* Exercise directions:
Without the pictures, please reproduce only the lines from the one with "Give me the Plotly source for this chart." through the one with "import plotly.graph_objects as go", both included.

* Given information:
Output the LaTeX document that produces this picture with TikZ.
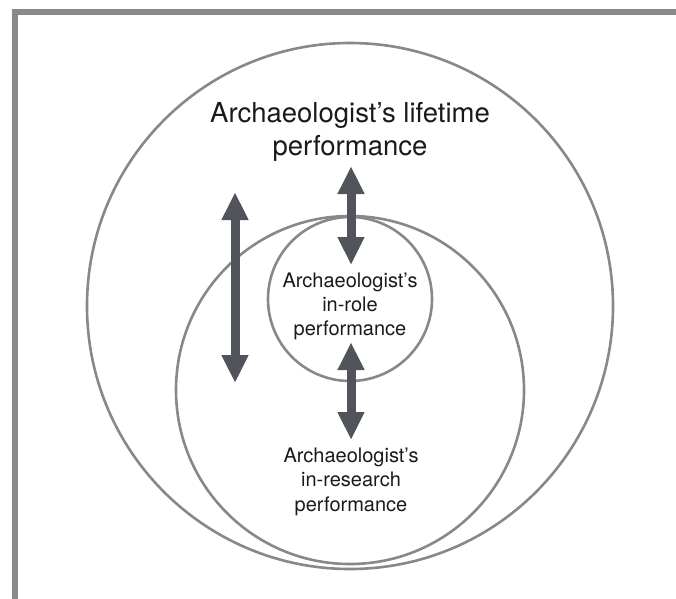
\documentclass[tikz,border=0pt]{standalone}
\usepackage{fontspec}
\setmainfont{TeX Gyre Heros}
\usetikzlibrary{arrows.meta}
\definecolor{ringgray}{HTML}{88888C}
\definecolor{framegray}{HTML}{8A8A8E}
\definecolor{arrowgray}{HTML}{52545C}
\definecolor{textblack}{HTML}{1A1A1A}
\begin{document}
\begin{tikzpicture}[x=1pt,y=-1pt,
  ring/.style={draw=ringgray,line width=2.6pt,circle,inner sep=0pt},
  dblarrow/.style={draw=arrowgray,fill=arrowgray,line width=9pt,
    {Triangle[length=28pt,width=25pt]}-{Triangle[length=28pt,width=25pt]}},
  biglabel/.style={text=textblack,align=center,inner sep=0pt,
    font=\fontsize{27.5}{33}\selectfont},
  smalllabel/.style={text=textblack,align=center,inner sep=0pt,
    font=\fontsize{20}{24.2}\selectfont}]
\useasboundingbox (0,0) rectangle (676,598);
\draw[framegray,line width=6pt] (14.5,620) -- (14.5,12) -- (700,12);
% rings
\node[ring,minimum size=526pt] (life) at (350,306) {};
\node[ring,minimum size=348pt] (research) at (350,390) {};
\node[ring,minimum size=164pt] (role) at (350,299) {};
% arrow end points
\coordinate (la1) at (235,192);
\coordinate (la2) at (235,383);
\coordinate (ta1) at (351,166);
\coordinate (ta2) at (351,265);
\coordinate (ba1) at (351,342);
\coordinate (ba2) at (351,440);
\draw[dblarrow] (la1) -- (la2);
\draw[dblarrow] (ta1) -- (ta2);
\draw[dblarrow] (ba1) -- (ba2);
% labels (base anchor = baseline of last line)
\node[biglabel,anchor=base] (lifetxt) at (350,155) {Archaeologist’s lifetime\\performance};
\node[smalllabel,anchor=base] (roletxt) at (350,335.5) {Archaeologist’s\\in-role\\performance};
\node[smalllabel,anchor=base] (restxt) at (351,511) {Archaeologist’s\\in-research\\performance};
\end{tikzpicture}
\end{document}
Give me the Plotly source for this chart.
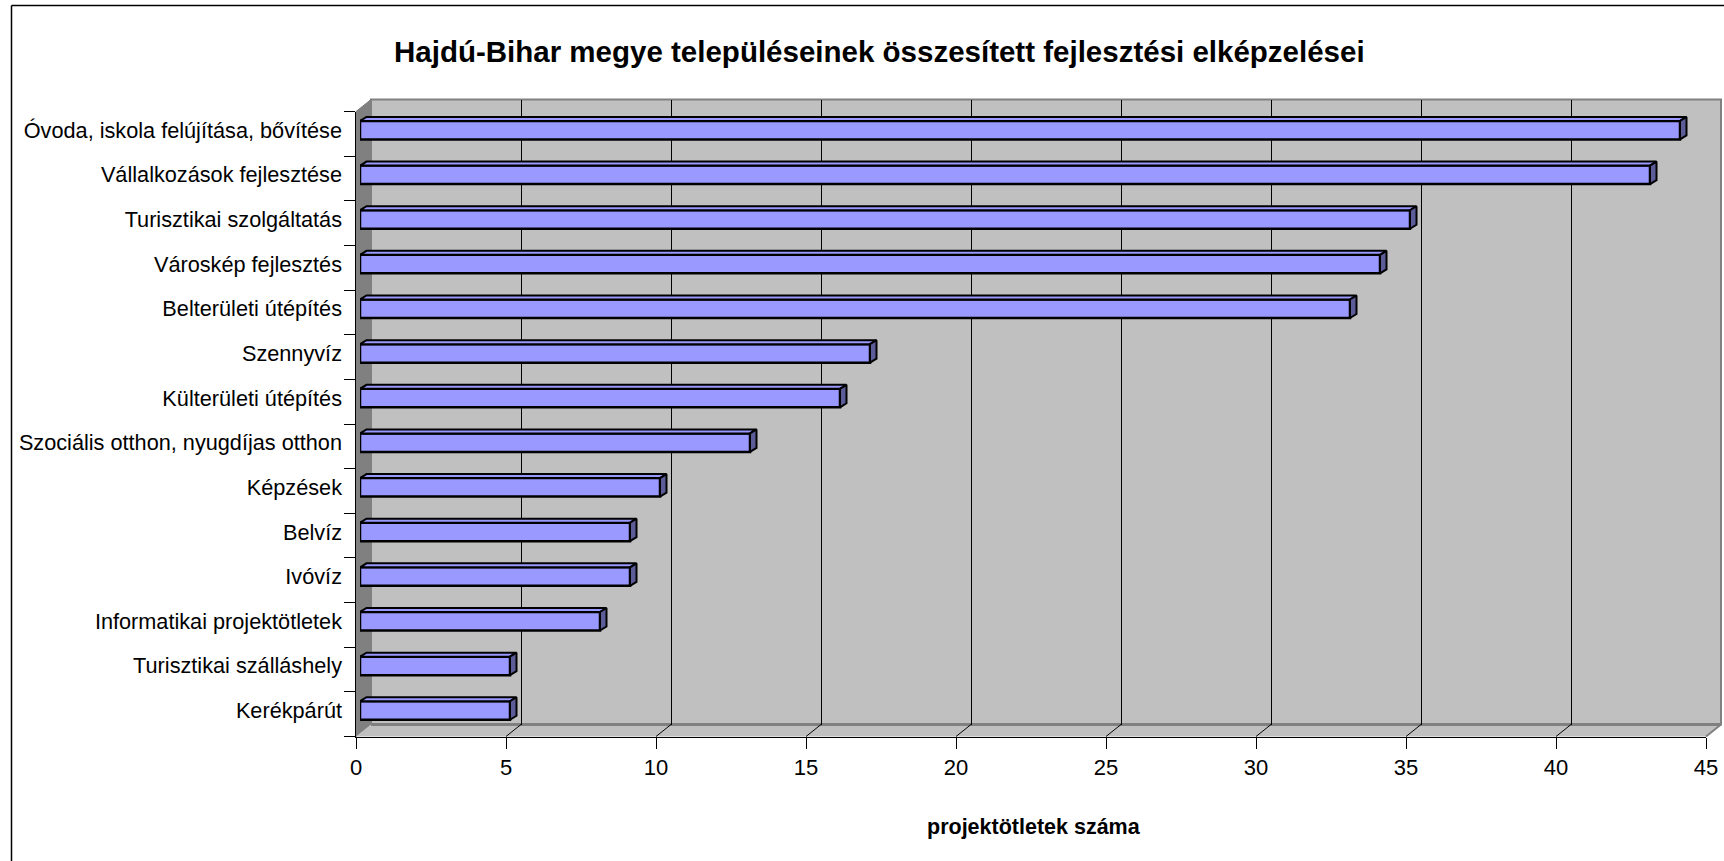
import plotly.graph_objects as go

# ---------------- data ----------------
categories = [
    "Óvoda, iskola felújítása, bővítése",
    "Vállalkozások fejlesztése",
    "Turisztikai szolgáltatás",
    "Városkép fejlesztés",
    "Belterületi útépítés",
    "Szennyvíz",
    "Külterületi útépítés",
    "Szociális otthon, nyugdíjas otthon",
    "Képzések",
    "Belvíz",
    "Ivóvíz",
    "Informatikai projektötletek",
    "Turisztikai szálláshely",
    "Kerékpárút",
]
values = [44, 43, 35, 34, 33, 17, 16, 13, 10, 9, 9, 8, 5, 5]
x_ticks = [0, 5, 10, 15, 20, 25, 30, 35, 40, 45]
title_text = "Hajdú-Bihar megye településeinek összesített fejlesztési elképzelései"
x_title = "projektötletek száma"

# ---------------- geometry (pixels) ----------------
W, H = 1724, 861
FRONT_L, FRONT_R = 356, 1706
FRONT_T, FRONT_B = 111.5, 736.5
DX, DY = 15, 12
BACK_L, BACK_R = FRONT_L + DX, FRONT_R + DX
BACK_T, BACK_B = FRONT_T - DY, FRONT_B - DY
BAR_L, BAR_R = 360, 1710
ROW = 44.64
BAR_TOP_CENTER = 130.2
BAR_DOM_T = BAR_TOP_CENTER - ROW / 2
BAR_DOM_B = BAR_DOM_T + ROW * len(categories)

XMAX = x_ticks[-1]
PX_PER_UNIT = (BAR_R - BAR_L) / XMAX
BAR_H = 18.5 / ROW
DXB = 6.5 / PX_PER_UNIT
DYB = 4.0 / ROW


def fx(x):
    return x / W


def fy(y):
    return 1 - y / H


FONT = "Liberation Sans, Arial, Helvetica, sans-serif"

n = len(categories)
ypos = [n - 1 - i for i in range(n)]

fig = go.Figure()

# main bars (front faces)
fig.add_trace(go.Bar(
    x=values, y=ypos, orientation="h", width=BAR_H,
    marker=dict(color="#9999FF", line=dict(color="black", width=2.5)),
    xaxis="x3", yaxis="y3", showlegend=False, hoverinfo="x",
))

# top and right faces computed from the values
top_x, top_y, right_x, right_y = [], [], [], []
for v, y in zip(values, ypos):
    yt = y + BAR_H / 2
    yb = y - BAR_H / 2
    top_x += [0, v, v + DXB, DXB, 0, None]
    top_y += [yt, yt, yt + DYB, yt + DYB, yt, None]
    right_x += [v, v + DXB, v + DXB, v, v, None]
    right_y += [yb, yb + DYB, yt + DYB, yt, yb, None]

fig.add_trace(go.Scatter(
    x=top_x, y=top_y, mode="lines", fill="toself", fillcolor="#9999FF",
    line=dict(color="black", width=2), xaxis="x3", yaxis="y3",
    showlegend=False, hoverinfo="skip",
))
fig.add_trace(go.Scatter(
    x=right_x, y=right_y, mode="lines", fill="toself", fillcolor="#5C5C99",
    line=dict(color="black", width=2), xaxis="x3", yaxis="y3",
    showlegend=False, hoverinfo="skip",
))

# invisible traces so that the back and front subplots exist
fig.add_trace(go.Scatter(x=[None], y=[None], xaxis="x", yaxis="y", showlegend=False))
fig.add_trace(go.Scatter(x=[None], y=[None], xaxis="x2", yaxis="y2", showlegend=False))

shapes = []
# back wall
shapes.append(dict(type="rect", xref="paper", yref="paper",
                   x0=fx(BACK_L), x1=fx(BACK_R), y0=fy(BACK_B), y1=fy(BACK_T),
                   fillcolor="#C0C0C0", line=dict(color="#808080", width=2), layer="below"))
# left wall
shapes.append(dict(type="path", xref="paper", yref="paper",
                   path=f"M {fx(FRONT_L)},{fy(FRONT_T)} L {fx(BACK_L)},{fy(BACK_T)} "
                        f"L {fx(BACK_L)},{fy(BACK_B)} L {fx(FRONT_L)},{fy(FRONT_B)} Z",
                   fillcolor="#808080", line=dict(color="#808080", width=1), layer="below"))
# floor
shapes.append(dict(type="path", xref="paper", yref="paper",
                   path=f"M {fx(FRONT_L)},{fy(FRONT_B)} L {fx(BACK_L)},{fy(BACK_B)} "
                        f"L {fx(BACK_R)},{fy(BACK_B)} L {fx(FRONT_R)},{fy(FRONT_B)} Z",
                   fillcolor="#C0C0C0", line=dict(color="#C0C0C0", width=0), layer="below"))
# back floor edge
shapes.append(dict(type="line", xref="paper", yref="paper",
                   x0=fx(BACK_L), x1=fx(BACK_R), y0=fy(BACK_B), y1=fy(BACK_B),
                   line=dict(color="#808080", width=3), layer="below"))
# right floor edge
shapes.append(dict(type="line", xref="paper", yref="paper",
                   x0=fx(FRONT_R), x1=fx(BACK_R), y0=fy(FRONT_B), y1=fy(BACK_B),
                   line=dict(color="#808080", width=2), layer="below"))
# diagonal tick lines on the floor
for t in x_ticks[1:-1]:
    xf = FRONT_L + (FRONT_R - FRONT_L) * t / XMAX
    shapes.append(dict(type="line", xref="paper", yref="paper",
                       x0=fx(xf), x1=fx(xf + DX), y0=fy(FRONT_B), y1=fy(BACK_B),
                       line=dict(color="black", width=1), layer="below"))
# outer frame (left and top edges only; the rest is outside the picture)
shapes.append(dict(type="line", xref="paper", yref="paper",
                   x0=fx(11.5), x1=fx(11.5), y0=0, y1=fy(5.5),
                   line=dict(color="black", width=1.5), layer="above"))
shapes.append(dict(type="line", xref="paper", yref="paper",
                   x0=fx(11.5), x1=1, y0=fy(5.5), y1=fy(5.5),
                   line=dict(color="black", width=1.5), layer="above"))

fig.update_layout(
    width=W, height=H, margin=dict(l=0, r=0, t=0, b=0),
    paper_bgcolor="white", plot_bgcolor="rgba(0,0,0,0)",
    showlegend=False, shapes=shapes,
    # back wall subplot (gridlines)
    xaxis=dict(domain=[fx(BACK_L), fx(BACK_R)], range=[0, XMAX], tickvals=x_ticks[1:-1],
               showgrid=True, gridcolor="black", gridwidth=1, showticklabels=False,
               ticks="", zeroline=False, showline=False, anchor="y", automargin=False),
    yaxis=dict(domain=[fy(BACK_B), fy(BACK_T)], range=[0, 1], showgrid=False,
               showticklabels=False, zeroline=False, showline=False, anchor="x", automargin=False),
    # front subplot (axes, ticks)
    xaxis2=dict(domain=[fx(FRONT_L), fx(FRONT_R)], range=[0, XMAX], tickvals=x_ticks,
                ticks="outside", ticklen=11, tickwidth=1, tickcolor="black",
                showline=True, linecolor="black", linewidth=1, showgrid=False, zeroline=False,
                tickfont=dict(family=FONT, size=22, color="black"), anchor="y2", automargin=False),
    yaxis2=dict(domain=[fy(FRONT_B), fy(FRONT_T)], range=[0, n], tickvals=list(range(n + 1)),
                ticks="outside", ticklen=11, tickwidth=1, tickcolor="black", showticklabels=False,
                showline=True, linecolor="black", linewidth=1, showgrid=False, zeroline=False,
                anchor="x2", automargin=False),
    # bars subplot
    xaxis3=dict(domain=[fx(BAR_L), fx(BAR_R)], range=[0, XMAX], visible=False,
                anchor="y3", automargin=False),
    yaxis3=dict(domain=[fy(BAR_DOM_B), fy(BAR_DOM_T)], range=[-0.5, n - 0.5],
                tickvals=ypos, ticktext=categories, ticks="", ticklabelstandoff=17,
                showgrid=False, zeroline=False, showline=False,
                tickfont=dict(family=FONT, size=21.7, color="black"), anchor="x3", automargin=False),
    annotations=[
        dict(text=f"<b>{title_text}</b>", xref="paper", yref="paper",
             x=fx(879), y=fy(52), xanchor="center", yanchor="middle", showarrow=False,
             font=dict(family=FONT, size=29.5, color="black")),
        dict(text=f"<b>{x_title}</b>", xref="paper", yref="paper",
             x=fx(1034), y=fy(827), xanchor="center", yanchor="middle", showarrow=False,
             font=dict(family=FONT, size=21.5, color="black")),
    ],
)

fig.write_html("out.html", config={"displayModeBar": False},
               post_script="document.body.style.margin='0';document.body.style.overflow='hidden';")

* Completed task:
Give me the Plotly source for this chart.
import plotly.graph_objects as go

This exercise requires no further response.